→ REQUIREMENTS
The data below should be printed in full, exactly, and without any of its images.

→ DATASET SECTION
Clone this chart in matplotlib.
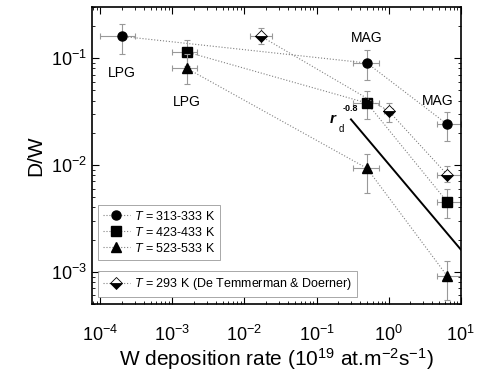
import numpy as np
import matplotlib.pyplot as plt

plt.rcParams['font.family'] = ['Liberation Sans', 'DejaVu Sans']
plt.rcParams['mathtext.fontset'] = 'custom'
plt.rcParams['mathtext.rm'] = 'Liberation Sans'
plt.rcParams['mathtext.it'] = 'Liberation Sans:italic'
plt.rcParams['mathtext.bf'] = 'Liberation Sans:bold:italic'

# Donnees
x_lo = [2e-4, 0.5, 6.5]
x_hi = [1.6e-3, 0.5, 6.5]
x_dt = [0.017, 1.0, 6.5]

y_313 = [0.16, 0.09, 0.024]
y_423 = [0.114, 0.038, 0.0045]
y_523 = [0.08, 0.0093, 0.00091]
y_293 = [0.16, 0.032, 0.0081]

# barres d'erreur (bas, haut) en y
ey_313 = [[0.11, 0.063, 0.0167], [0.21, 0.118, 0.0316]]
ey_423 = [[0.085, 0.027, 0.0032], [0.149, 0.049, 0.0059]]
ey_523 = [[0.057, 0.0055, 0.00054], [0.11, 0.0128, 0.00126]]
ey_293 = [[0.136, 0.025, 0.0069], [0.19, 0.038, 0.0097]]

# barres d'erreur (gauche, droite) en x
ex_lo = [[1e-4, 0.32, 4.7], [3e-4, 0.73, 10.]]
ex_hi = [[1e-3, 0.32, 4.7], [2.2e-3, 0.73, 10.]]
ex_dt = [[0.012, 0.86, 4.7], [0.024, 1.16, 10.]]

# loi r_d^-0.8
x_fit = [0.3, 10.]
y0_fit, x0_fit, p_fit = 0.0267, 0.3, -0.8


def err(v, e):
    v = np.array(v)
    return [v - np.array(e[0]), np.array(e[1]) - v]


fig = plt.figure(figsize=(4.82, 3.78), dpi=100)
ax = fig.add_axes([0.191, 0.196, 0.765, 0.785])

lstyle = dict(color='0.5', ls=':', lw=0.8)
estyle = dict(fmt='none', ecolor='0.6', elinewidth=0.8, capsize=2.5, capthick=0.8)

series = [
    (x_lo, y_313, ex_lo, ey_313, 'o', r'$\mathit{T}$ = 313-333 K'),
    (x_hi, y_423, ex_hi, ey_423, 's', r'$\mathit{T}$ = 423-433 K'),
    (x_hi, y_523, ex_hi, ey_523, '^', r'$\mathit{T}$ = 523-533 K'),
]
handles = []
for x, y, ex, ey, m, lab in series:
    ax.errorbar(x, y, xerr=err(x, ex), yerr=err(y, ey), **estyle)
    h, = ax.plot(x, y, marker=m, ms=6.5, mfc='k', mec='k', label=lab, **lstyle)
    handles.append(h)

ax.errorbar(x_dt, y_293, xerr=err(x_dt, ex_dt), yerr=err(y_293, ey_293), **estyle)
h4, = ax.plot(x_dt, y_293, marker='D', ms=6, fillstyle='bottom', mfc='k',
              markerfacecoloralt='white', mec='k', mew=0.6,
              label=r'$\mathit{T}$ = 293 K (De Temmerman & Doerner)', **lstyle)

xf = np.array(x_fit)
ax.plot(xf, y0_fit * (xf / x0_fit) ** p_fit, color='k', lw=1.4)

ax.text(2e-4, 0.073, 'LPG', ha='center', va='center', fontsize=10)
ax.text(1.6e-3, 0.0385, 'LPG', ha='center', va='center', fontsize=10)
ax.text(0.5, 0.156, 'MAG', ha='center', va='center', fontsize=10)
ax.text(4.8, 0.040, 'MAG', ha='center', va='center', fontsize=10)
ax.text(0.17, 0.027, r'$\mathbf{r}$', ha='center', va='center', fontsize=11)
ax.text(0.222, 0.0215, 'd', ha='center', va='center', fontsize=7)
ax.text(0.29, 0.034, '-0.8', ha='center', va='center', fontsize=6.5,
        fontweight='bold')

ax.set_xscale('log')
ax.set_yscale('log')
ax.set_xlim(7.7e-5, 10)
ax.set_ylim(5e-4, 0.3)
ax.set_xticks([1e-4, 1e-3, 1e-2, 1e-1, 1, 10])
ax.set_yticks([1e-3, 1e-2, 1e-1])
ax.tick_params(which='both', direction='in', top=True, right=True, labelsize=13)
ax.tick_params(which='major', length=5)
ax.tick_params(which='minor', length=2.5)
ax.tick_params(axis='x', pad=15)
for s in ax.spines.values():
    s.set_linewidth(1.2)

ax.set_xlabel(r'W deposition rate (10$^{19}$ at.m$^{-2}$s$^{-1}$)', fontsize=15,
              labelpad=1)
ax.set_ylabel('D/W', fontsize=15)

leg1 = ax.legend(handles=handles, loc='upper left', bbox_to_anchor=(0.015, 0.335),
                 fontsize=9, frameon=True, fancybox=False, edgecolor='0.5',
                 handlelength=2.2, handletextpad=0.3, borderpad=0.4,
                 labelspacing=0.25, borderaxespad=0)
leg1.get_frame().set_linewidth(0.6)
ax.add_artist(leg1)
leg2 = ax.legend(handles=[h4], loc='upper left', bbox_to_anchor=(0.015, 0.11),
                 fontsize=9, frameon=True, fancybox=False, edgecolor='0.5',
                 handlelength=2.2, handletextpad=0.3, borderpad=0.4,
                 borderaxespad=0)
leg2.get_frame().set_linewidth(0.6)

plt.savefig('out.png', dpi=100)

→ FINISHED ANSWER
Clone this chart in matplotlib.
import numpy as np
import matplotlib.pyplot as plt

plt.rcParams['font.family'] = ['Liberation Sans', 'DejaVu Sans']
plt.rcParams['mathtext.fontset'] = 'custom'
plt.rcParams['mathtext.rm'] = 'Liberation Sans'
plt.rcParams['mathtext.it'] = 'Liberation Sans:italic'
plt.rcParams['mathtext.bf'] = 'Liberation Sans:bold:italic'

# Donnees
x_lo = [2e-4, 0.5, 6.5]
x_hi = [1.6e-3, 0.5, 6.5]
x_dt = [0.017, 1.0, 6.5]

y_313 = [0.16, 0.09, 0.024]
y_423 = [0.114, 0.038, 0.0045]
y_523 = [0.08, 0.0093, 0.00091]
y_293 = [0.16, 0.032, 0.0081]

# barres d'erreur (bas, haut) en y
ey_313 = [[0.11, 0.063, 0.0167], [0.21, 0.118, 0.0316]]
ey_423 = [[0.085, 0.027, 0.0032], [0.149, 0.049, 0.0059]]
ey_523 = [[0.057, 0.0055, 0.00054], [0.11, 0.0128, 0.00126]]
ey_293 = [[0.136, 0.025, 0.0069], [0.19, 0.038, 0.0097]]

# barres d'erreur (gauche, droite) en x
ex_lo = [[1e-4, 0.32, 4.7], [3e-4, 0.73, 10.]]
ex_hi = [[1e-3, 0.32, 4.7], [2.2e-3, 0.73, 10.]]
ex_dt = [[0.012, 0.86, 4.7], [0.024, 1.16, 10.]]

# loi r_d^-0.8
x_fit = [0.3, 10.]
y0_fit, x0_fit, p_fit = 0.0267, 0.3, -0.8


def err(v, e):
    v = np.array(v)
    return [v - np.array(e[0]), np.array(e[1]) - v]


fig = plt.figure(figsize=(4.82, 3.78), dpi=100)
ax = fig.add_axes([0.191, 0.196, 0.765, 0.785])

lstyle = dict(color='0.5', ls=':', lw=0.8)
estyle = dict(fmt='none', ecolor='0.6', elinewidth=0.8, capsize=2.5, capthick=0.8)

series = [
    (x_lo, y_313, ex_lo, ey_313, 'o', r'$\mathit{T}$ = 313-333 K'),
    (x_hi, y_423, ex_hi, ey_423, 's', r'$\mathit{T}$ = 423-433 K'),
    (x_hi, y_523, ex_hi, ey_523, '^', r'$\mathit{T}$ = 523-533 K'),
]
handles = []
for x, y, ex, ey, m, lab in series:
    ax.errorbar(x, y, xerr=err(x, ex), yerr=err(y, ey), **estyle)
    h, = ax.plot(x, y, marker=m, ms=6.5, mfc='k', mec='k', label=lab, **lstyle)
    handles.append(h)

ax.errorbar(x_dt, y_293, xerr=err(x_dt, ex_dt), yerr=err(y_293, ey_293), **estyle)
h4, = ax.plot(x_dt, y_293, marker='D', ms=6, fillstyle='bottom', mfc='k',
              markerfacecoloralt='white', mec='k', mew=0.6,
              label=r'$\mathit{T}$ = 293 K (De Temmerman & Doerner)', **lstyle)

xf = np.array(x_fit)
ax.plot(xf, y0_fit * (xf / x0_fit) ** p_fit, color='k', lw=1.4)

ax.text(2e-4, 0.073, 'LPG', ha='center', va='center', fontsize=10)
ax.text(1.6e-3, 0.0385, 'LPG', ha='center', va='center', fontsize=10)
ax.text(0.5, 0.156, 'MAG', ha='center', va='center', fontsize=10)
ax.text(4.8, 0.040, 'MAG', ha='center', va='center', fontsize=10)
ax.text(0.17, 0.027, r'$\mathbf{r}$', ha='center', va='center', fontsize=11)
ax.text(0.222, 0.0215, 'd', ha='center', va='center', fontsize=7)
ax.text(0.29, 0.034, '-0.8', ha='center', va='center', fontsize=6.5,
        fontweight='bold')

ax.set_xscale('log')
ax.set_yscale('log')
ax.set_xlim(7.7e-5, 10)
ax.set_ylim(5e-4, 0.3)
ax.set_xticks([1e-4, 1e-3, 1e-2, 1e-1, 1, 10])
ax.set_yticks([1e-3, 1e-2, 1e-1])
ax.tick_params(which='both', direction='in', top=True, right=True, labelsize=13)
ax.tick_params(which='major', length=5)
ax.tick_params(which='minor', length=2.5)
ax.tick_params(axis='x', pad=15)
for s in ax.spines.values():
    s.set_linewidth(1.2)

ax.set_xlabel(r'W deposition rate (10$^{19}$ at.m$^{-2}$s$^{-1}$)', fontsize=15,
              labelpad=1)
ax.set_ylabel('D/W', fontsize=15)

leg1 = ax.legend(handles=handles, loc='upper left', bbox_to_anchor=(0.015, 0.335),
                 fontsize=9, frameon=True, fancybox=False, edgecolor='0.5',
                 handlelength=2.2, handletextpad=0.3, borderpad=0.4,
                 labelspacing=0.25, borderaxespad=0)
leg1.get_frame().set_linewidth(0.6)
ax.add_artist(leg1)
leg2 = ax.legend(handles=[h4], loc='upper left', bbox_to_anchor=(0.015, 0.11),
                 fontsize=9, frameon=True, fancybox=False, edgecolor='0.5',
                 handlelength=2.2, handletextpad=0.3, borderpad=0.4,
                 borderaxespad=0)
leg2.get_frame().set_linewidth(0.6)

plt.savefig('out.png', dpi=100)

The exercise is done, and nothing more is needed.